Basically would I need to set the value to a point beyond the time it takes FOG to finish replicating? If the value is less than the time it takes FOG to finish replicating, would this explain why the images keeps being deleted and replication restarting?
-
@jgallo If the image replicator is deleting the files if it’s not completed by the next iteration - this is a bug. I thought this was fixed completely somewhere between 1.2 and 1.3… I guess the issue has cropped up again. So yeah, just to see if this is the case, set your
IMAGEREPSLEEPTIME
to something huge and see if it’s fixed. If that fixes it, then that’s bug confirmed. -
I increased it to 10800 which is 3 hours just for the hell of it. Seems to work fine on 1.5.0 RC7 unless replication takes longer than that LOL but issue I ran into was when I try to go and upload an image I get some weird DHCP issues. So I went ahead and went to RC9 and then replication does’t work. I came across a post regarding same issue and suggestion was to go back to RC7. So I’m in a bind and not sure what to do. I’m going to start from scratch and add each node and tail the fogreplicator.log file and see if the same errors occur. I’m getting a (storage node) server does not appear to be online. This only occurs in RC9 and as soon as I go back to RC7 replication works fine.
-
@jgallo the only reason I can think rc9 is broken is the available checks in place. However this would lead me to think it’s a firewall issue. You c an fix this by commenting the new lines in the file. That is the only thing that would be causing the issue from what I can see.
-
@jgallo specifically lines 533 - 549 of
/var/www/fog/lib/service/fogservice.class.php
-
Thank you Tom. I went ahead and made the changes. Worked as soon as a reboot occurred.
-
Mind installing working branch and see if it is working for you now? I looked over the available code and apparently I made one mistake on a variable for the “domain” element being checked. This variable was not defined anywhere. So i have now setup what should be accurate and just need something to test off of.

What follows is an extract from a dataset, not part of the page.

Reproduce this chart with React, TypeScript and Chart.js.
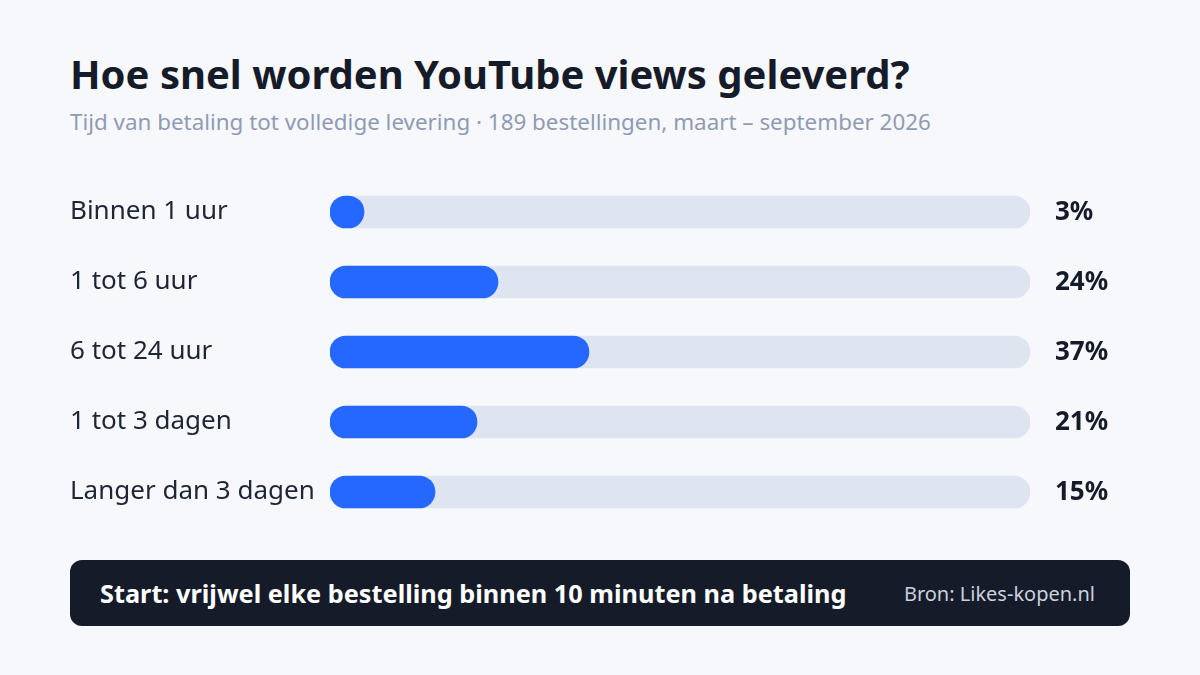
import React, { useEffect, useRef } from "react";
import { Chart, registerables } from "chart.js";

Chart.register(...registerables);

const categories = ["Binnen 1 uur", "1 tot 6 uur", "6 tot 24 uur", "1 tot 3 dagen", "Langer dan 3 dagen"];
const shares = [3, 24, 37, 21, 15];
const trackValues = [100, 100, 100, 100, 100];
const valueLabels = ["3%", "24%", "37%", "21%", "15%"];

const FONT = "'Noto Sans', 'Open Sans', sans-serif";

export default function App() {
  const ref = useRef<HTMLCanvasElement | null>(null);

  useEffect(() => {
    document.body.style.margin = "0";
    const canvas = ref.current;
    if (!canvas) return;

    const valuePlugin = {
      id: "valueLabels",
      afterDatasetsDraw(chart: any) {
        const ctx = chart.ctx;
        const meta = chart.getDatasetMeta(0);
        ctx.save();
        ctx.font = `700 26px ${FONT}`;
        ctx.fillStyle = "#161b29";
        ctx.textAlign = "left";
        ctx.textBaseline = "middle";
        meta.data.forEach((el: any, i: number) => {
          ctx.fillText(valueLabels[i], chart.chartArea.right + 25, el.y + 1);
        });
        ctx.restore();
      },
    };

    const chart = new Chart(canvas, {
      type: "bar",
      data: {
        labels: categories,
        datasets: [
          {
            data: shares,
            backgroundColor: "#2468ff",
            borderRadius: 16,
            borderSkipped: false,
            barThickness: 32,
            minBarLength: 34,
            grouped: false,
            order: 1,
          },
          {
            data: trackValues,
            backgroundColor: "#dfe5f0",
            borderRadius: 16,
            borderSkipped: false,
            barThickness: 32,
            grouped: false,
            order: 2,
          },
        ],
      },
      options: {
        indexAxis: "y",
        animation: false,
        responsive: false,
        devicePixelRatio: 1,
        layout: { padding: { left: 70, right: 170, top: 177, bottom: 148 } },
        plugins: { legend: { display: false }, tooltip: { enabled: false } },
        scales: {
          x: { display: false, min: 0, max: 100 },
          y: {
            grid: { display: false, drawTicks: false },
            border: { display: false },
            ticks: {
              crossAlign: "far",
              color: "#1e2535",
              font: { family: FONT, size: 26 },
              padding: 0,
            },
            afterFit(scale: any) {
              scale.width = 260;
            },
          },
        },
      },
      plugins: [valuePlugin],
    });
    return () => chart.destroy();
  }, []);

  return (
    <div
      style={{
        position: "fixed",
        left: 0,
        top: 0,
        width: 1200,
        height: 675,
        background: "#f6f8fb",
        fontFamily: FONT,
        overflow: "hidden",
      }}
    >
      <div
        style={{
          position: "absolute",
          left: 70,
          top: 50,
          fontSize: 40,
          fontWeight: 700,
          lineHeight: "48px",
          color: "#161b29",
          whiteSpace: "nowrap",
        }}
      >
        Hoe snel worden YouTube views geleverd?
      </div>
      <div
        style={{
          position: "absolute",
          left: 70,
          top: 106,
          fontSize: 22.4,
          lineHeight: "32px",
          color: "#909bb3",
          whiteSpace: "nowrap",
        }}
      >
        Tijd van betaling tot volledige levering · 189 bestellingen, maart – september 2026
      </div>
      <canvas ref={ref} width={1200} height={675} style={{ position: "absolute", left: 0, top: 0 }} />
      <div
        style={{
          position: "absolute",
          left: 70,
          top: 560,
          width: 1060,
          height: 66,
          borderRadius: 12,
          background: "#161b29",
          display: "flex",
          alignItems: "center",
          justifyContent: "space-between",
          padding: "0 35px 0 30px",
          boxSizing: "border-box",
        }}
      >
        <span style={{ color: "#ffffff", fontWeight: 700, fontSize: 25.3 }}>
          Start: vrijwel elke bestelling binnen 10 minuten na betaling
        </span>
        <span style={{ color: "#c9d1df", fontSize: 20 }}>Bron: Likes-kopen.nl</span>
      </div>
    </div>
  );
}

git checkout working git pull cd bin ./installfog.sh -y
-
To see what the change I made is see here:
https://github.com/FOGProject/fogproject/commit/a0eca190b1f85e4ea7c7586f683f81fc947bb81f -
I don’t mind at all. I will install working branch once this image that is currently replicating is complete. Once I install working branch, I will upload an image and check if replication i working.
-
I uploaded an image and tried to manually start the replication. I did a tail on the fogreplicator.log file and it seemed like it wasn’t working. So I went to lunch and came back. Looks like it eventually worked. I see the image replicated to my only storage node right now. There are some other weird things occurring but I will create separate post as it has to do with my custom fog.man.reg being copied. Thank you for your help.
-
Added another storage node and replication seems to operate normally. I still have the linux sleeptimer at 10800 seconds so I think we are good for now. My question is do I stay on the working branch or do I go back to RC9? I’m not too familiar when changes are made to RC’s and working branches.
-
@jgallo Stay on the working branch until the next RC.
-
So today I got a chance to start adding even more storage nodes. The FOG Server is on the working branch as well as the storage node. Once I’m finished installing the storage node, I go to the console and make changes like enable graph and change the storage node name. I also place a value in the Replication Bandwidth because it won’t let me use 0. So when I tail the fogreplicator.log file, it states a
*Type: 2, File: /var/www/fog/lib/fog/fogftp.class.php, Line: 463, Message: ftp_login(): Login incorrect., Host: 10.225.100.21, Username: fog
Now when I ran the installer, I did type the storage node password from FOG correctly. I know this because the IP shows up under storage. This is awkward because my first two storage nodes worked but were on RC9. Should I keep the storage nodes at RC9 or put the storage nodes on working branch?
-
@jgallo I’d put everything on the same particularly as it addresses replication directly. The ftp error however is not because of the password you add when installing a new node. That password is what’s created for the node automatically. Sometimes, however, it’s possible it creates unusable characters.